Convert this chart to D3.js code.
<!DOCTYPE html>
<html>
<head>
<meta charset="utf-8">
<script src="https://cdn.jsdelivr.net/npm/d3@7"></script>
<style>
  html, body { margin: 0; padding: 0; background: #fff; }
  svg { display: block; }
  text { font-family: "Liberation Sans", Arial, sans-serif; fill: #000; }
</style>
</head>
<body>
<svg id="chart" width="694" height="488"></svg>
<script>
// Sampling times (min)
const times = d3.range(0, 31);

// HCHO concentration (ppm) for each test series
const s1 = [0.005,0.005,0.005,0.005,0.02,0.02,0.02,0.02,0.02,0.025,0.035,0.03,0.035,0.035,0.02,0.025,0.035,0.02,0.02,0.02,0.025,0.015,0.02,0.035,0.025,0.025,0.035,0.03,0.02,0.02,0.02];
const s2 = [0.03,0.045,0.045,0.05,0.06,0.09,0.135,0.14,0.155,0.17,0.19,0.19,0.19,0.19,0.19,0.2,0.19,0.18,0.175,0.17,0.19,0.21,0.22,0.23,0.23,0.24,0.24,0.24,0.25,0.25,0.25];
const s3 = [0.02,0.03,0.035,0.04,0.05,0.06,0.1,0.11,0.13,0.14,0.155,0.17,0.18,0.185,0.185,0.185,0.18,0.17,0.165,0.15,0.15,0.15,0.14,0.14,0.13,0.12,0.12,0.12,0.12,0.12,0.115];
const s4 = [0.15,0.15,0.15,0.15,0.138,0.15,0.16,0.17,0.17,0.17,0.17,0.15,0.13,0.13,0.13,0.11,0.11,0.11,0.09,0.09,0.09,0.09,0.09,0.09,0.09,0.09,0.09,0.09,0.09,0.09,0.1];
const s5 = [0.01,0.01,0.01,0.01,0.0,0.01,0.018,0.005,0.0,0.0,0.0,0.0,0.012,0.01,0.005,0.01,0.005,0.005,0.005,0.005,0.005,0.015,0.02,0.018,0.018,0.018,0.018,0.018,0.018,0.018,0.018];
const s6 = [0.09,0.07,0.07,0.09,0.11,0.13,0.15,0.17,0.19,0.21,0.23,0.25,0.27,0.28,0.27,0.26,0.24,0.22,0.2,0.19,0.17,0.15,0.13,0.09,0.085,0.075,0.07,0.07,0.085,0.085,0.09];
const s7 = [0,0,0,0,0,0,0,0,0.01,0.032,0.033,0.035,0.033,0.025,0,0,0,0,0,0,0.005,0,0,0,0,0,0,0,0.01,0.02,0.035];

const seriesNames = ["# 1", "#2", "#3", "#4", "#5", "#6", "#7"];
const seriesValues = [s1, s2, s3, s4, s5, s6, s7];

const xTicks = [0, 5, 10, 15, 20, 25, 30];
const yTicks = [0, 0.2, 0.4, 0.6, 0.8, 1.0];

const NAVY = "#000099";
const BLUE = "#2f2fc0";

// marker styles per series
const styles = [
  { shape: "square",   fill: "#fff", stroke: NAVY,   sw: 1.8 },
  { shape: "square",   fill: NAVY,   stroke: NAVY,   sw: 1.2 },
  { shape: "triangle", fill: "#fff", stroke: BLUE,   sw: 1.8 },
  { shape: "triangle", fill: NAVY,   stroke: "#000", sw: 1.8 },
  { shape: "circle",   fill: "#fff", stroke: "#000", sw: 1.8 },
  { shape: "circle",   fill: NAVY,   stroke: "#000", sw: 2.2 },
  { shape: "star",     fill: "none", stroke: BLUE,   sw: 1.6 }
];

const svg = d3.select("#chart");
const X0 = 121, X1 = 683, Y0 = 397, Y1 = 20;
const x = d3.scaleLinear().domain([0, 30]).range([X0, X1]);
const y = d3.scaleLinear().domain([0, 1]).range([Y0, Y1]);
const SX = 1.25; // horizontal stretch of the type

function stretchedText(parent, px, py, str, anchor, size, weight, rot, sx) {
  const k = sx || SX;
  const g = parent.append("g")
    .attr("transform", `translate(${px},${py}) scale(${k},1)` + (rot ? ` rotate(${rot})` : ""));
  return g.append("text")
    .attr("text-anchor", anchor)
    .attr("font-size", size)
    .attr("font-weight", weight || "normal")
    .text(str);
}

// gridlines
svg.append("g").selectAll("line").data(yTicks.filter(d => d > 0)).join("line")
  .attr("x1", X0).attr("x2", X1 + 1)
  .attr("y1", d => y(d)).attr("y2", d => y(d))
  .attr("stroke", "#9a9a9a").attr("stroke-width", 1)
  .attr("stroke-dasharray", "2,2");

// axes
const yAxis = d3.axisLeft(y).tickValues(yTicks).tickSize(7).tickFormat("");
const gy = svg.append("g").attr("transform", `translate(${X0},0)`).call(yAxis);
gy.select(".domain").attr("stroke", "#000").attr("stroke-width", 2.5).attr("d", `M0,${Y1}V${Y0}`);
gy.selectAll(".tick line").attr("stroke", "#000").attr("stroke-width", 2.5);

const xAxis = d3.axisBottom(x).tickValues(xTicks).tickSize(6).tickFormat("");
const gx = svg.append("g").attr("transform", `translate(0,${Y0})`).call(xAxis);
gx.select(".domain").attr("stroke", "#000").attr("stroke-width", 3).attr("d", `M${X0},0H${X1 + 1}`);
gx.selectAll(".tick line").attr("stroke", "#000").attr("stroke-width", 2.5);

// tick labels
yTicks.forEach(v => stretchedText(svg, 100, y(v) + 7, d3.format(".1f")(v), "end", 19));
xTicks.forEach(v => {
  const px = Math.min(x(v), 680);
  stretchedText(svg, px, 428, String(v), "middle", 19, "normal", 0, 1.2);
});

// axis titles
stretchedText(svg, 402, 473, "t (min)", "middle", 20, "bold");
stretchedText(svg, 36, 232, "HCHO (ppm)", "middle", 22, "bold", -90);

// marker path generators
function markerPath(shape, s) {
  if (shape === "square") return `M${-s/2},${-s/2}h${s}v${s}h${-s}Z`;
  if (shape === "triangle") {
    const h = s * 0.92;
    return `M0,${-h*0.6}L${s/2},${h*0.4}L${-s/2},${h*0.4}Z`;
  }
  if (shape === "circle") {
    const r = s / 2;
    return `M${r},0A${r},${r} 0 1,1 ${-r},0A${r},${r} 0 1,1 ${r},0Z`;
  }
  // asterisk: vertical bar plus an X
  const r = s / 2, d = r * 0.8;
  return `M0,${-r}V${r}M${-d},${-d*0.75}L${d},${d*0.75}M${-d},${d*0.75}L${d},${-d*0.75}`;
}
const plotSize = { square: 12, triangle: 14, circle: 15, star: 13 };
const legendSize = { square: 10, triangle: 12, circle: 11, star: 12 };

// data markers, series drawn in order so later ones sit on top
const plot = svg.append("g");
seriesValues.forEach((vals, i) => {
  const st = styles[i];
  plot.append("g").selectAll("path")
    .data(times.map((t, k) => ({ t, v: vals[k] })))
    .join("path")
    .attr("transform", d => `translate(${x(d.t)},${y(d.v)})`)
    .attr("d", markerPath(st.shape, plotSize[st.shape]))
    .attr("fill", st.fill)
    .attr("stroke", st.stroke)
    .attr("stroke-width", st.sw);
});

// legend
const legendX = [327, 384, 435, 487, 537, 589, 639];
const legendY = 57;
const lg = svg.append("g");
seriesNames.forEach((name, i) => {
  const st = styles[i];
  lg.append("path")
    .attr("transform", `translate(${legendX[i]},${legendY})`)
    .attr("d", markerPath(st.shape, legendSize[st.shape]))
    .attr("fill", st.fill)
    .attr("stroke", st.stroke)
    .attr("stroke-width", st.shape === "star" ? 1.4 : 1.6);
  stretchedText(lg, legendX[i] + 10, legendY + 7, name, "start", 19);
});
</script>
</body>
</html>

########################################

■ **AIM**: Can you give every line above again, exactly as written?

■ **WRITTEN ANSWER**:
Convert this chart to D3.js code.
<!DOCTYPE html>
<html>
<head>
<meta charset="utf-8">
<script src="https://cdn.jsdelivr.net/npm/d3@7"></script>
<style>
  html, body { margin: 0; padding: 0; background: #fff; }
  svg { display: block; }
  text { font-family: "Liberation Sans", Arial, sans-serif; fill: #000; }
</style>
</head>
<body>
<svg id="chart" width="694" height="488"></svg>
<script>
// Sampling times (min)
const times = d3.range(0, 31);

// HCHO concentration (ppm) for each test series
const s1 = [0.005,0.005,0.005,0.005,0.02,0.02,0.02,0.02,0.02,0.025,0.035,0.03,0.035,0.035,0.02,0.025,0.035,0.02,0.02,0.02,0.025,0.015,0.02,0.035,0.025,0.025,0.035,0.03,0.02,0.02,0.02];
const s2 = [0.03,0.045,0.045,0.05,0.06,0.09,0.135,0.14,0.155,0.17,0.19,0.19,0.19,0.19,0.19,0.2,0.19,0.18,0.175,0.17,0.19,0.21,0.22,0.23,0.23,0.24,0.24,0.24,0.25,0.25,0.25];
const s3 = [0.02,0.03,0.035,0.04,0.05,0.06,0.1,0.11,0.13,0.14,0.155,0.17,0.18,0.185,0.185,0.185,0.18,0.17,0.165,0.15,0.15,0.15,0.14,0.14,0.13,0.12,0.12,0.12,0.12,0.12,0.115];
const s4 = [0.15,0.15,0.15,0.15,0.138,0.15,0.16,0.17,0.17,0.17,0.17,0.15,0.13,0.13,0.13,0.11,0.11,0.11,0.09,0.09,0.09,0.09,0.09,0.09,0.09,0.09,0.09,0.09,0.09,0.09,0.1];
const s5 = [0.01,0.01,0.01,0.01,0.0,0.01,0.018,0.005,0.0,0.0,0.0,0.0,0.012,0.01,0.005,0.01,0.005,0.005,0.005,0.005,0.005,0.015,0.02,0.018,0.018,0.018,0.018,0.018,0.018,0.018,0.018];
const s6 = [0.09,0.07,0.07,0.09,0.11,0.13,0.15,0.17,0.19,0.21,0.23,0.25,0.27,0.28,0.27,0.26,0.24,0.22,0.2,0.19,0.17,0.15,0.13,0.09,0.085,0.075,0.07,0.07,0.085,0.085,0.09];
const s7 = [0,0,0,0,0,0,0,0,0.01,0.032,0.033,0.035,0.033,0.025,0,0,0,0,0,0,0.005,0,0,0,0,0,0,0,0.01,0.02,0.035];

const seriesNames = ["# 1", "#2", "#3", "#4", "#5", "#6", "#7"];
const seriesValues = [s1, s2, s3, s4, s5, s6, s7];

const xTicks = [0, 5, 10, 15, 20, 25, 30];
const yTicks = [0, 0.2, 0.4, 0.6, 0.8, 1.0];

const NAVY = "#000099";
const BLUE = "#2f2fc0";

// marker styles per series
const styles = [
  { shape: "square",   fill: "#fff", stroke: NAVY,   sw: 1.8 },
  { shape: "square",   fill: NAVY,   stroke: NAVY,   sw: 1.2 },
  { shape: "triangle", fill: "#fff", stroke: BLUE,   sw: 1.8 },
  { shape: "triangle", fill: NAVY,   stroke: "#000", sw: 1.8 },
  { shape: "circle",   fill: "#fff", stroke: "#000", sw: 1.8 },
  { shape: "circle",   fill: NAVY,   stroke: "#000", sw: 2.2 },
  { shape: "star",     fill: "none", stroke: BLUE,   sw: 1.6 }
];

const svg = d3.select("#chart");
const X0 = 121, X1 = 683, Y0 = 397, Y1 = 20;
const x = d3.scaleLinear().domain([0, 30]).range([X0, X1]);
const y = d3.scaleLinear().domain([0, 1]).range([Y0, Y1]);
const SX = 1.25; // horizontal stretch of the type

function stretchedText(parent, px, py, str, anchor, size, weight, rot, sx) {
  const k = sx || SX;
  const g = parent.append("g")
    .attr("transform", `translate(${px},${py}) scale(${k},1)` + (rot ? ` rotate(${rot})` : ""));
  return g.append("text")
    .attr("text-anchor", anchor)
    .attr("font-size", size)
    .attr("font-weight", weight || "normal")
    .text(str);
}

// gridlines
svg.append("g").selectAll("line").data(yTicks.filter(d => d > 0)).join("line")
  .attr("x1", X0).attr("x2", X1 + 1)
  .attr("y1", d => y(d)).attr("y2", d => y(d))
  .attr("stroke", "#9a9a9a").attr("stroke-width", 1)
  .attr("stroke-dasharray", "2,2");

// axes
const yAxis = d3.axisLeft(y).tickValues(yTicks).tickSize(7).tickFormat("");
const gy = svg.append("g").attr("transform", `translate(${X0},0)`).call(yAxis);
gy.select(".domain").attr("stroke", "#000").attr("stroke-width", 2.5).attr("d", `M0,${Y1}V${Y0}`);
gy.selectAll(".tick line").attr("stroke", "#000").attr("stroke-width", 2.5);

const xAxis = d3.axisBottom(x).tickValues(xTicks).tickSize(6).tickFormat("");
const gx = svg.append("g").attr("transform", `translate(0,${Y0})`).call(xAxis);
gx.select(".domain").attr("stroke", "#000").attr("stroke-width", 3).attr("d", `M${X0},0H${X1 + 1}`);
gx.selectAll(".tick line").attr("stroke", "#000").attr("stroke-width", 2.5);

// tick labels
yTicks.forEach(v => stretchedText(svg, 100, y(v) + 7, d3.format(".1f")(v), "end", 19));
xTicks.forEach(v => {
  const px = Math.min(x(v), 680);
  stretchedText(svg, px, 428, String(v), "middle", 19, "normal", 0, 1.2);
});

// axis titles
stretchedText(svg, 402, 473, "t (min)", "middle", 20, "bold");
stretchedText(svg, 36, 232, "HCHO (ppm)", "middle", 22, "bold", -90);

// marker path generators
function markerPath(shape, s) {
  if (shape === "square") return `M${-s/2},${-s/2}h${s}v${s}h${-s}Z`;
  if (shape === "triangle") {
    const h = s * 0.92;
    return `M0,${-h*0.6}L${s/2},${h*0.4}L${-s/2},${h*0.4}Z`;
  }
  if (shape === "circle") {
    const r = s / 2;
    return `M${r},0A${r},${r} 0 1,1 ${-r},0A${r},${r} 0 1,1 ${r},0Z`;
  }
  // asterisk: vertical bar plus an X
  const r = s / 2, d = r * 0.8;
  return `M0,${-r}V${r}M${-d},${-d*0.75}L${d},${d*0.75}M${-d},${d*0.75}L${d},${-d*0.75}`;
}
const plotSize = { square: 12, triangle: 14, circle: 15, star: 13 };
const legendSize = { square: 10, triangle: 12, circle: 11, star: 12 };

// data markers, series drawn in order so later ones sit on top
const plot = svg.append("g");
seriesValues.forEach((vals, i) => {
  const st = styles[i];
  plot.append("g").selectAll("path")
    .data(times.map((t, k) => ({ t, v: vals[k] })))
    .join("path")
    .attr("transform", d => `translate(${x(d.t)},${y(d.v)})`)
    .attr("d", markerPath(st.shape, plotSize[st.shape]))
    .attr("fill", st.fill)
    .attr("stroke", st.stroke)
    .attr("stroke-width", st.sw);
});

// legend
const legendX = [327, 384, 435, 487, 537, 589, 639];
const legendY = 57;
const lg = svg.append("g");
seriesNames.forEach((name, i) => {
  const st = styles[i];
  lg.append("path")
    .attr("transform", `translate(${legendX[i]},${legendY})`)
    .attr("d", markerPath(st.shape, legendSize[st.shape]))
    .attr("fill", st.fill)
    .attr("stroke", st.stroke)
    .attr("stroke-width", st.shape === "star" ? 1.4 : 1.6);
  stretchedText(lg, legendX[i] + 10, legendY + 7, name, "start", 19);
});
</script>
</body>
</html>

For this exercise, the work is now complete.